Bill Middleton, a retired union boilermaker, was not impressed that Biden bailed out the Teamsters’ pension fund. “If the Teamsters pension was in trouble, there’s a serious problem at the top of the Teamsters’ union, and it’s either gross mismanagement or theft,” he said. Herrin chimed in that no one bailed out his 401(k).
And that big jobs report number in September? They weren’t impressed by that either. They were “government numbers,” Middleton said. Herrin said, “You can’t take that and give credit to Washington, DC. You give credit for that to the American people that go to work every day, even when they down, even when it’s against them, even when it then when it’s going uphill. We get up and we continue to work, we continue to fight, and we’ve made this country better. Ain’t nobody in Washington got a right to take credit for what the American people have done.”
But when Corbet Wilson and Donald Lewis, two older gentlemen, joined the Trump fans around the table, they were very direct when explaining their take on the presidential election.
“I ain’t going to vote for a criminal,” Wilson, an independent, said. The storming of the US Capitol on January 6, 2021, should have been a disqualifier, he said, and Lewis agreed. “He’s anti-American. He’s trying to overthrow our government,” Lewis said of the former president.

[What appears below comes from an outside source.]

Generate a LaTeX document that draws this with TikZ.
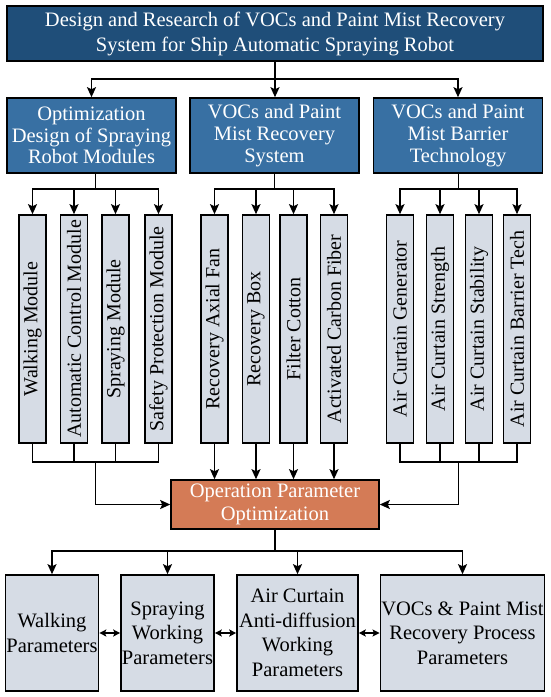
\documentclass[tikz,border=0pt]{standalone}
\usepackage{fontspec}
\setmainfont{Liberation Serif}
\usepackage{graphicx}
\usetikzlibrary{positioning, arrows.meta, calc}
\definecolor{titleblue}{RGB}{31,78,121}
\definecolor{groupblue}{RGB}{56,112,163}
\definecolor{partgray}{RGB}{214,220,229}
\definecolor{optorange}{RGB}{212,123,86}

\begin{document}
\begin{tikzpicture}[
    x=1pt, y=1pt,
    headbox/.style={
        rectangle, draw=black, line width=1.8pt, fill=titleblue,
        minimum width=536pt, minimum height=55pt, inner sep=1pt,
        align=center, text=white, font=\fontsize{20.5}{25}\selectfont
    },
    groupbox/.style={
        rectangle, draw=black, line width=1.6pt, fill=groupblue,
        minimum width=169pt, minimum height=75pt, inner sep=1pt,
        align=center, text=white, font=\fontsize{20.5}{21.7}\selectfont
    },
    partbox/.style={
        rectangle, draw=black, line width=1.6pt, fill=partgray,
        minimum width=27pt, minimum height=228pt, inner sep=0pt,
        font=\fontsize{20}{24}\selectfont
    },
    optbox/.style={
        rectangle, draw=black, line width=1.6pt, fill=optorange,
        minimum width=208pt, minimum height=49pt, inner sep=1pt,
        align=center, text=white, font=\fontsize{20.5}{23}\selectfont
    },
    parambox/.style={
        rectangle, draw=black, line width=1.6pt, fill=partgray,
        minimum height=116pt, inner sep=1pt,
        align=center, font=\fontsize{20.5}{24.5}\selectfont
    },
    link/.style={line width=1.5pt},
    flow/.style={-{Stealth[length=10pt, width=9pt, inset=2pt]}, line width=1.5pt},
    twoway/.style={{Stealth[length=7pt, width=7pt, inset=1.5pt]}-{Stealth[length=7pt, width=7pt, inset=1.5pt]}, line width=1.5pt}
]
\useasboundingbox (0,0) rectangle (550,-697);

% --- top and group nodes ---
\node[headbox] (head) at (275,-33.5) {Design and Research of VOCs and Paint Mist Recovery\\System for Ship Automatic Spraying Robot};
\node[groupbox] (robot)   at (91.5,-135.5)  {Optimization\\Design of Spraying\\Robot Modules};
\node[groupbox] (recov)   at (274.5,-135.5) {VOCs and Paint\\Mist Recovery\\System};
\node[groupbox] (barrier) at (458,-135.5)   {VOCs and Paint\\Mist Barrier\\Technology};

% --- part nodes ---
\node[partbox] (walk)   at (32.5,-329)  {\rotatebox{90}{Walking Module}};
\node[partbox] (autoc)  at (74,-329)    {\rotatebox{90}{Automatic Control Module}};
\node[partbox] (spray)  at (115.5,-329) {\rotatebox{90}{Spraying Module}};
\node[partbox] (safety) at (158.5,-329) {\rotatebox{90}{Safety Protection Module}};

\node[partbox] (fan)    at (214.5,-329) {\rotatebox{90}{Recovery Axial Fan}};
\node[partbox] (rbox)   at (256,-329)   {\rotatebox{90}{Recovery Box}};
\node[partbox] (cotton) at (293.5,-329) {\rotatebox{90}{Filter Cotton}};
\node[partbox] (carbon) at (334,-329)   {\rotatebox{90}{Activated Carbon Fiber}};

\node[partbox] (gen)    at (400,-329) {\rotatebox{90}{Air Curtain Generator}};
\node[partbox] (stren)  at (440,-329) {\rotatebox{90}{Air Curtain Strength}};
\node[partbox] (stab)   at (479,-329) {\rotatebox{90}{Air Curtain Stability}};
\node[partbox] (tech)   at (517,-329) {\rotatebox{90}{Air Curtain Barrier Tech}};

% --- optimization and parameter nodes ---
\node[optbox] (opt) at (275,-504.5) {Operation Parameter\\Optimization};

\node[parambox, minimum width=92pt]  (pwalk)  at (52,-633)    {Walking\\Parameters};
\node[parambox, minimum width=91pt]  (pspray) at (167.5,-633) {Spraying\\Working\\Parameters};
\node[parambox, minimum width=121pt] (pair)   at (297.5,-633) {Air Curtain\\Anti-diffusion\\Working\\Parameters};
\node[parambox, minimum width=161pt] (pvoc)   at (462.5,-633) {VOCs \& Paint Mist\\Recovery Process\\Parameters};

% --- head -> groups ---
\draw[link] (head.south) -- ++(0,-17) coordinate (t0);
\draw[flow] (t0) -| (robot.north);
\draw[flow] (t0) -- (t0 |- recov.north);
\draw[flow] (t0) -| (barrier.north);

% --- groups -> parts ---
\coordinate (g1) at ($(walk.north)!.5!(safety.north)+(0,25)$);
\draw[link] (robot.south -| g1) -- (g1);
\draw[flow] (g1) -| (walk.north);
\draw[flow] (g1) -| (safety.north);
\draw[flow] (autoc.north |- g1) -- (autoc.north);
\draw[flow] (spray.north |- g1) -- (spray.north);

\coordinate (g2) at ($(fan.north)!.5!(carbon.north)+(0,25)$);
\draw[link] (recov.south -| g2) -- (g2);
\draw[flow] (g2) -| (fan.north);
\draw[flow] (g2) -| (carbon.north);
\draw[flow] (rbox.north |- g2) -- (rbox.north);
\draw[flow] (cotton.north |- g2) -- (cotton.north);

\coordinate (g3) at ($(gen.north)!.5!(tech.north)+(0,25)$);
\draw[link] (barrier.south -| g3) -- (g3);
\draw[flow] (g3) -| (gen.north);
\draw[flow] (g3) -| (tech.north);
\draw[flow] (stren.north |- g3) -- (stren.north);
\draw[flow] (stab.north |- g3) -- (stab.north);

% --- parts -> optimization ---
\coordinate (h1) at ($(walk.south)!.5!(safety.south)+(0,-18)$);
\draw[link] (walk.south) |- (h1) -| (safety.south);
\draw[link] (autoc.south) -- (autoc.south |- h1);
\draw[link] (spray.south) -- (spray.south |- h1);
\draw[flow] (h1) |- (opt.west);

\draw[flow] (fan.south) -- (fan.south |- opt.north);
\draw[flow] (rbox.south) -- (rbox.south |- opt.north);
\draw[flow] (cotton.south) -- (cotton.south |- opt.north);
\draw[flow] (carbon.south) -- (carbon.south |- opt.north);

\coordinate (h3) at ($(gen.south)!.5!(tech.south)+(0,-18)$);
\draw[link] (gen.south) |- (h3) -| (tech.south);
\draw[link] (stren.south) -- (stren.south |- h3);
\draw[link] (stab.south) -- (stab.south |- h3);
\draw[flow] (h3) |- (opt.east);

% --- optimization -> parameters ---
\draw[link] (opt.south) -- ++(0,-21) coordinate (o0);
\draw[flow] (o0) -| (pwalk.north);
\draw[flow] (o0) -| (pspray.north);
\draw[flow] (o0) -| (pair.north);
\draw[flow] (o0) -| (pvoc.north);

% --- coupling between parameters ---
\draw[twoway] (pwalk.east) -- (pspray.west);
\draw[twoway] (pspray.east) -- (pair.west);
\draw[twoway] (pair.east) -- (pvoc.west);

\end{tikzpicture}
\end{document}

Wilson and Lewis agreed the connection their neighbors felt to Trump was more intense and personal than their attachment to Republicans Ronald Reagan or George W. Bush or Mitt Romney. But they didn’t have an explanation for it. “People would kill for him, I think,” Wilson said. “I don’t understand it. I don’t even try.”
Still, around the table there is no animosity. “They can vote any way they want to vote,” Wilson said of his companions. Herrin chimed in: “And we’ll still eat breakfast again.”